In such cases, you will see compiler errors, concerning 'undefined reference to [...]' or 'redefinition of [...]' in certain sections (i.e. sections created using '-fdata-sections' and '-ffunction-sections').
If so, you should probably re-configure ('make distclean', re-run 'configure') without the '-fdata-sections -ffunction-sections' and '-Wl,--gc-sections' flags, then re-compile.
The reason is because '-fdata-sections' and '-ffunction-sections' adds to the size of objects. If we know that '--gc-sections' doesn't work, then we should disable those flags.
(2) ld is part of the GNU binutils package.
Versions of ld equal to 2.15 or older can only make use of the '--gc-sections' feature in conjunction with the '/-static'/ flag -- i.e. when linking static executables. To make use of '--gc-sections' under all circumstances, you must use a version of ld equal to 2.16 or newer.
Also, it seems (I may be wrong) the '--gc-sections' algorithm is refined with each new version of binutils, so it is probably best to use the latest version of binutils (currently version 2.18).
Notes regarding CXXFLAGS:
(1) '-fno-exceptions' and '-fno-rtti' are a matter of trial and error. If compilation fails with a particular flag, we re-configure and re-compile without that flag.
(2) '-fno-exceptions' and '-fno-rtti' concern different C++ features. Often-times, only one or the other will work. Sometimes, both of them will not work.
Posted by stupid_idiot on Dec. 19 2007,06:07Another note:
The '-Os' optimization level is known to break certain apps.

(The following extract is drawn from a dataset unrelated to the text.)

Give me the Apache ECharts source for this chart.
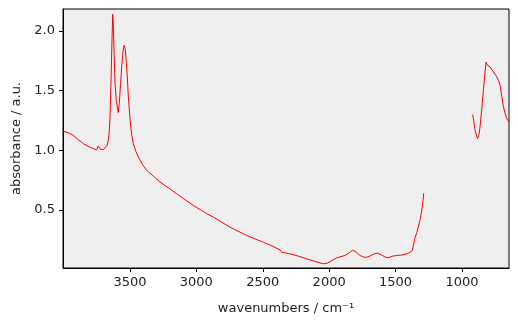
<!DOCTYPE html>
<html>
<head>
<meta charset="utf-8">
<script src="https://cdn.jsdelivr.net/npm/echarts@6/dist/echarts.min.js"></script>
<style>
  html, body { margin: 0; padding: 0; background: #fff; }
  #chart { width: 518px; height: 326px; }
</style>
</head>
<body>
<div id="chart"></div>
<script>
// spectrum: [wavenumber, absorbance]
const segHigh = [
  [4002, 1.16], [3960, 1.145], [3926, 1.126], [3890, 1.09], [3851, 1.056],
  [3800, 1.025], [3750, 1.003], [3738, 1.036], [3720, 1.008], [3700, 1.006],
  [3688, 1.017], [3672, 1.04], [3663, 1.084], [3656, 1.15], [3650, 1.28],
  [3643, 1.55], [3637, 1.84], [3630, 2.14], [3625, 2.05], [3620, 1.84],
  [3612, 1.56], [3603, 1.42], [3595, 1.36], [3588, 1.317], [3580, 1.40],
  [3571, 1.55], [3562, 1.70], [3553, 1.82], [3545, 1.88], [3537, 1.86],
  [3530, 1.78], [3520, 1.62], [3512, 1.45], [3502, 1.30], [3494, 1.196],
  [3485, 1.12], [3475, 1.056], [3455, 0.99], [3437, 0.944], [3405, 0.88],
  [3374, 0.832], [3320, 0.78], [3274, 0.734], [3210, 0.685], [3148, 0.636],
  [3085, 0.586], [3023, 0.538], [2960, 0.495], [2897, 0.454], [2872, 0.44],
  [2810, 0.398], [2747, 0.356], [2680, 0.318], [2621, 0.286], [2560, 0.258],
  [2496, 0.229], [2430, 0.198], [2370, 0.165], [2357, 0.145], [2295, 0.132],
  [2230, 0.112], [2169, 0.09], [2100, 0.066], [2044, 0.048], [2010, 0.055],
  [1980, 0.075], [1943, 0.098], [1881, 0.118], [1850, 0.14], [1823, 0.162],
  [1795, 0.145], [1768, 0.118], [1740, 0.104], [1718, 0.103], [1690, 0.115],
  [1660, 0.132], [1637, 0.137], [1610, 0.125], [1580, 0.105], [1555, 0.098],
  [1525, 0.112], [1491, 0.118], [1450, 0.122], [1416, 0.132], [1390, 0.145],
  [1374, 0.16], [1363, 0.22], [1353, 0.27], [1340, 0.31], [1329, 0.356],
  [1315, 0.42], [1303, 0.496], [1295, 0.56], [1288, 0.64]
];
const segLow = [
  [919, 1.30], [900, 1.16], [884, 1.098], [872, 1.13], [864, 1.196],
  [850, 1.36], [839, 1.50], [828, 1.64], [819, 1.74], [809, 1.714],
  [789, 1.70], [764, 1.658], [738, 1.616], [725, 1.585], [713, 1.546],
  [700, 1.45], [688, 1.364], [675, 1.31], [663, 1.266], [646, 1.238]
];
const xTicks = [1000, 1500, 2000, 2500, 3000, 3500];
const yTicks = [0.5, 1.0, 1.5, 2.0];

const chart = echarts.init(document.getElementById('chart'), null, { renderer: 'canvas' });
const font = 'DejaVu Sans';
chart.setOption({
  animation: false,
  grid: {
    left: 63, right: 9, top: 9, bottom: 58,
    show: true,
    backgroundColor: '#efefef',
    borderColor: '#000',
    borderWidth: 1
  },
  xAxis: {
    type: 'value',
    inverse: true,
    min: 646,
    max: 4004,
    name: 'wavenumbers / cm\u207B\u00B9',
    nameLocation: 'middle',
    nameGap: 34,
    nameTextStyle: { fontFamily: font, fontSize: 13, color: '#222' },
    axisLine: { show: true, lineStyle: { color: '#000', width: 1 } },
    axisTick: { show: true, length: 4, lineStyle: { color: '#000' }, customValues: xTicks },
    axisLabel: {
      fontFamily: font, fontSize: 13, color: '#222', margin: 8,
      customValues: xTicks,
      formatter: v => String(v)
    },
    splitLine: { show: false }
  },
  yAxis: {
    type: 'value',
    min: 0.013,
    max: 2.185,
    name: 'absorbance / a.u.',
    nameLocation: 'middle',
    nameGap: 38,
    nameTextStyle: { fontFamily: font, fontSize: 13, color: '#222' },
    axisLine: { show: true, lineStyle: { color: '#000', width: 1 } },
    axisTick: { show: true, length: 4, lineStyle: { color: '#000' }, customValues: yTicks },
    axisLabel: {
      fontFamily: font, fontSize: 13, color: '#222', margin: 8,
      customValues: yTicks,
      formatter: v => v.toFixed(1)
    },
    splitLine: { show: false }
  },
  series: [
    {
      type: 'line', data: segHigh, showSymbol: false, symbol: 'none',
      lineStyle: { color: '#ff0000', width: 1 }, z: 3
    },
    {
      type: 'line', data: segLow, showSymbol: false, symbol: 'none',
      lineStyle: { color: '#ff0000', width: 1 }, z: 3
    }
  ]
});
</script>
</body>
</html>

So far, the cases I've seen:
(1) Xpdf: '-Os' causes Xpdf to segfault when scrolling through a document. '-O2' works fine.
(2) x264: '-Os' causes encoding to be unable to start due to a segmentation error in a certain SSE2 function. '-O2' works fine. I am aware that SSE code is sensitive to 'alignment' -- although the actual details are all mumbo-jumbo to me. Just a guess -- I wouldn't be surprised if '-Os' "aligns" code somewhat differently from '-O2'.
Posted by curaga on Dec. 19 2007,13:22Are those (-Os errors) from using gcc 3.3?
I haven't had any problems with 4.1.2, but I usually use -O3 anyway.
SSE/MMX/whatever code is not necessarily sensitive to aligning. It's usually assembly, and it depends on the coding if it can be moved or not..
Posted by stupid_idiot on Dec. 19 2007,19:06Oh -- thanks for the SSE info. Yes you are right -- the error in x264 was in an assembly function.
If I remember correctly, the '-Os' errors (with both Xpdf and x264) occur both with gcc 3.x and gcc 4.x. I seem to remember I tried both gcc 3.3 and 4.1 (both Xpdf and x264).
As I understand it, '-O3' increases object size dramatically, unless we use the profiling feature ('-fprofile-generate' and '-fprofile-use'), in which case, the output is both fast AND relatively compact, which is great.